They were lying in the fridge, neglected over the many days of Pesach, only unearthed after the top layer of edibles was removed. A three-pack of English cucumbers, superlong, ideal for faux-light saber battles.
They were getting on, soft to the touch.
Must save them!
Cucumber salad? No, two containers worth still had to be consumed. Regular salad? Blah, so much work to chew.
Then the imp of ingenuity suggested in my ear: How about you sauté them? After all, they're pretty similar to zucchini, right?
Since I don't trust my inner muse all that much, I googled this concept and was relieved to discover that it is not "wrong."
That day's lunch was sautéed onion, cucumber, and mushrooms with a dusting of garlic powder and black pepper.

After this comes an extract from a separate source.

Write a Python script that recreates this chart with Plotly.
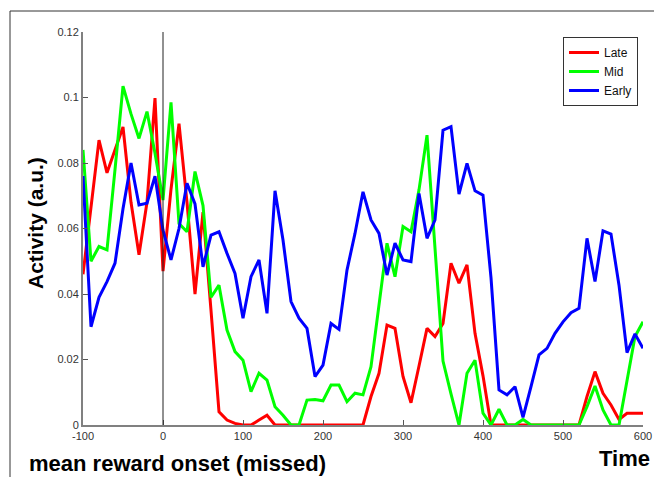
import plotly.graph_objects as go

time = list(range(-100, 601, 10))

late = [0.046, 0.067, 0.087, 0.077, 0.084, 0.091, 0.068, 0.052, 0.068, 0.0998,
        0.047, 0.072, 0.092, 0.068, 0.040, 0.065, 0.035, 0.004, 0.0015, 0.0005,
        0.0, 0.0, 0.0015, 0.003, 0.0,
        0.0, 0.0, 0.0, 0.0, 0.0, 0.0, 0.0, 0.0, 0.0, 0.0, 0.0,
        0.0087, 0.0158, 0.0305, 0.0295, 0.0148, 0.0068, 0.018, 0.0295, 0.027, 0.031,
        0.0494, 0.0433, 0.0489, 0.028, 0.015, 0.0,
        0.0, 0.0, 0.0, 0.0, 0.0, 0.0, 0.0, 0.0, 0.0, 0.0, 0.0,
        0.0087, 0.0163, 0.0097, 0.0061, 0.0017, 0.0036, 0.0036, 0.0036]

mid = [0.084, 0.050, 0.0545, 0.0535, 0.078, 0.1035, 0.095, 0.0875, 0.0957, 0.083,
       0.0687, 0.0985, 0.0615, 0.059, 0.0774, 0.067, 0.039, 0.0427, 0.029, 0.0224,
       0.0198, 0.0102, 0.0158, 0.0137, 0.0056, 0.003, 0.0, 0.0, 0.0076, 0.0078,
       0.0074, 0.0122, 0.0122, 0.0071, 0.0097, 0.0092, 0.0178, 0.0366, 0.0555, 0.0453,
       0.0606, 0.059, 0.0718, 0.0885, 0.055, 0.0195, 0.0095, 0.0, 0.0158, 0.0198,
       0.0036, 0.0, 0.0048, 0.0, 0.0, 0.0017, 0.0,
       0.0, 0.0, 0.0, 0.0, 0.0, 0.0,
       0.0056, 0.0119, 0.0046, 0.0, 0.0, 0.0137, 0.027, 0.0315]

early = [0.076, 0.030, 0.039, 0.0438, 0.0494, 0.066, 0.080, 0.0672, 0.0677, 0.076,
         0.0595, 0.0504, 0.060, 0.0738, 0.0675, 0.0483, 0.058, 0.059, 0.0524, 0.0463,
         0.0326, 0.0453, 0.0504, 0.0341, 0.0715, 0.0565, 0.0377, 0.0326, 0.0295, 0.0148,
         0.0183, 0.031, 0.0292, 0.0473, 0.0585, 0.0712, 0.0626, 0.0585, 0.0458, 0.0555,
         0.0504, 0.0499, 0.0707, 0.057, 0.0626, 0.090, 0.0911, 0.0705, 0.0799, 0.0715,
         0.0702, 0.045, 0.0107, 0.0092, 0.0117, 0.0023, 0.0117, 0.0214, 0.0234, 0.028,
         0.0315, 0.0343, 0.0356, 0.057, 0.0438, 0.0593, 0.0583, 0.0427, 0.0221, 0.0278,
         0.0234]

series_names = ["Late", "Mid", "Early"]
series_colors = ["#ff0000", "#00ff00", "#0000ff"]
x_ticks = [-100, 0, 100, 200, 300, 400, 500, 600]
x_tick_text = ["-100", "0", "100", "200", "300", "400", "500", "600"]
y_ticks = [0, 0.02, 0.04, 0.06, 0.08, 0.1, 0.12]
y_tick_text = ["0", "0.02", "0.04", "0.06", "0.08", "0.1", "0.12"]

fig = go.Figure()
for name, vals, col in zip(series_names, [late, mid, early], series_colors):
    fig.add_trace(go.Scatter(x=time, y=vals, mode="lines", name=name,
                             line=dict(color=col, width=3)))

W, H = 654, 477
L, R, T, B = 83, 11, 32, 52
pw, ph = W - L - R, H - T - B

def px(xp):
    return (xp - L) / pw

def py(yp):
    return (H - B - yp) / ph

fig.update_layout(
    width=W, height=H,
    margin=dict(l=L, r=R, t=T, b=B, pad=0, autoexpand=False),
    paper_bgcolor="white", plot_bgcolor="white",
    font=dict(family="Liberation Sans, Arial, sans-serif", size=11, color="#222"),
    xaxis=dict(range=[-100, 600], tickvals=x_ticks, ticktext=x_tick_text,
               showgrid=False, zeroline=False,
               showline=True, linecolor="#808080", linewidth=2, ticks="inside",
               ticklen=5, tickcolor="#555", tickfont=dict(size=11, color="#333")),
    yaxis=dict(range=[0, 0.12], tickvals=y_ticks, ticktext=y_tick_text, showgrid=False,
               zeroline=False, showline=True, linecolor="#808080", linewidth=2,
               ticks="inside", ticklen=5, tickcolor="#555",
               tickfont=dict(size=11, color="#333")),
    showlegend=True,
    legend=dict(x=px(563), y=py(37), xanchor="left", yanchor="top",
                bgcolor="white", bordercolor="#333", borderwidth=1,
                font=dict(size=12, color="#111"), tracegroupgap=0,
                itemwidth=30),
    shapes=[
        dict(type="line", xref="x", yref="paper", x0=0, x1=0, y0=0, y1=1,
             line=dict(color="#222", width=1)),
        dict(type="rect", xref="paper", yref="paper", x0=px(10), x1=px(700),
             y0=py(520), y1=py(11), line=dict(color="#333", width=1),
             fillcolor="rgba(0,0,0,0)", layer="below"),
    ],
    annotations=[
        dict(text="<b>Activity (a.u.)</b>", xref="paper", yref="paper",
             x=px(36), y=py(223), textangle=-90, showarrow=False,
             xanchor="center", yanchor="middle",
             font=dict(size=21, color="black")),
        dict(text="<b>mean reward onset (missed)</b>", xref="paper", yref="paper",
             x=px(27), y=py(463), showarrow=False, xanchor="left", yanchor="middle",
             font=dict(size=22, color="black")),
        dict(text="<b>Time</b>", xref="paper", yref="paper",
             x=px(652), y=py(458), showarrow=False, xanchor="right", yanchor="middle",
             font=dict(size=22, color="black")),
    ],
)

fig.write_html("out.html")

Watching Jacques Pépin one evening, he casually chopped up some lettuce and tossed it into the frying pan. He didn't even look furtively over his shoulder before he did it. There's even a recipe out there for Pea & Lettuce Stew. It can be stewed!
I am not a salad person. Lettuce is usually not cut small enough that it always has to be negotiated into the mouth (goodbye, lipstick), and the chewing, ugh, so much chewing.
Well, now, after slicing the head of lettuce into neat strips, I just sauté the whole shebang; it goes appealingly limp, making it much more manageable to eat. Light cooking (not overdone cooking) actually helps release the nutrients for better absorption, according to some.
There are few rules when it comes to cooking (as opposed to baking). It's nice.